We are happy to announce the first public release of Riak Search! Riak
Search is a distributed, easily-scalable, failure-tolerant, real-time,
full-text search engine built around Riak Core and tightly integrated
with Riak KV.

Riak Search allows you to find and retrieve your Riak objects using
the objects' values. When a Riak KV bucket has been enabled for Search
integration (by installing the Search pre-commit hook), any objects
stored in that bucket are also indexed seamlessly in Riak Search.

You can then use a Riak Client API (currently supported in the PHP,
Python, and Ruby APIs) to perform queries that return a list of
bucket/key pairs matching the query. Alternatively, you can use a
search query to kick off a Riak map/reduce operation.

Operationally, Riak Search is very similar to Riak KV. An
administrator can add nodes to a cluster on the fly with simple
commands to increase performance or capacity. Index and query
operations can be run from any node. Multiple replicas of data are
stored, allowing the cluster to continue serving full results in the
face of machine failure. Partitions are handed off and replicated
across clusters using the same mechanisms as Riak KV.

At index time, Riak Search tokenizes a document into an inverted index
using standard Lucene Analyzers. (For performance, the team
re-implemented some of these in Erlang to reduce hops between Erlang
and Java.) Custom analyzers can be created in either Java or
Erlang. The system consults a schema (defined per-index) to determine
required fields, the unique key, the default analyzer, and which
analyzer should be used for each field. Field aliases (grouping
multiple fields into one field) and dynamic fields (wildcard field
matching) are supported.

After analyzing a document into an inverted index, the system uses a
consistent hash to divide the inverted index entries--called
postings--by term across the cluster. This is called term-partitioning
and is a key difference from other commonly used distributed
indexes. Term-partitioning was chosen because it provides higher
overall query throughput with large data sets. (This can come at the
expense of higher-latency queries for especially large *result* sets.)

Search queries use the same syntax as Lucene, and support most Lucene
operators including term searches, field searches, boolean operators,
grouping, lexicographical range queries, and wildcards (at the end of
a word only).

Querying has two distinct stages, planning and execution. During query
planning, the system creates a directed graph of the query, grouping
points on the graph in order to maximize data locality and minimize
inter-node traffic.

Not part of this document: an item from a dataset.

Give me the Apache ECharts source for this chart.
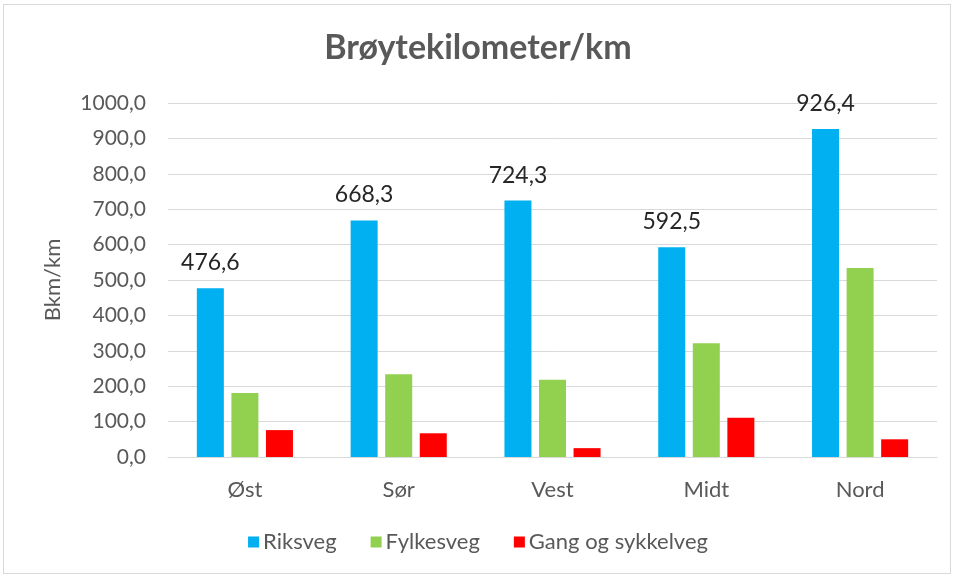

Single term queries can be executed on a single
node, while range queries and fuzzy matches are executed using the
minimal set of nodes that cover the query.

As the query executes, Riak Search uses a series of merge-joins,
merge-intersections, and filters to generate the resulting set of
matching bucket/key pairs.

For a backing store, the Riak Search team developed
merge_index. merge_index takes inspiration from the Lucene file
format, Bitcask (our standard backing store for Riak KV), and SSTables
(from Google's BigTable paper), and was designed to have a simple,
easily-recoverable data structure, to allow simultaneous reads and
writes with no performance degredation, and to be forgiving of write
bursts while taking advantage of low-write periods to perform data
compactions and optimizations.

Note that Riak Search should be considered beta software. Please be
aware that there may be bugs and issues that we have not yet covered
that may require a full data reload with the next version.

Roadmap
---
- Query parsing improvements and fixes.
- Enhancements to the Solr interface.
- Search support in Java and Javascript APIs.

Known Issues
------------
186 - Query parser fails on dates, negative numbers, and some complex queries. (311, 411)
679 - Query parser fails on negated stopwords.
311 - Qilr does not correctly parse negative numbers
346 - Currently no way to globally clear the schema cache.
399 - In certain cases, handoff can potentially lead to extraneous postings pointing
      to a missing or changed document
429 - UTF-8 indexing fails in certain cases.
611 - Error in inclusive/exclusive range building
622 - Query planner always uses the default analyzer, ignore field analyzer settings.
741 - Queries may return fewer results during handoff.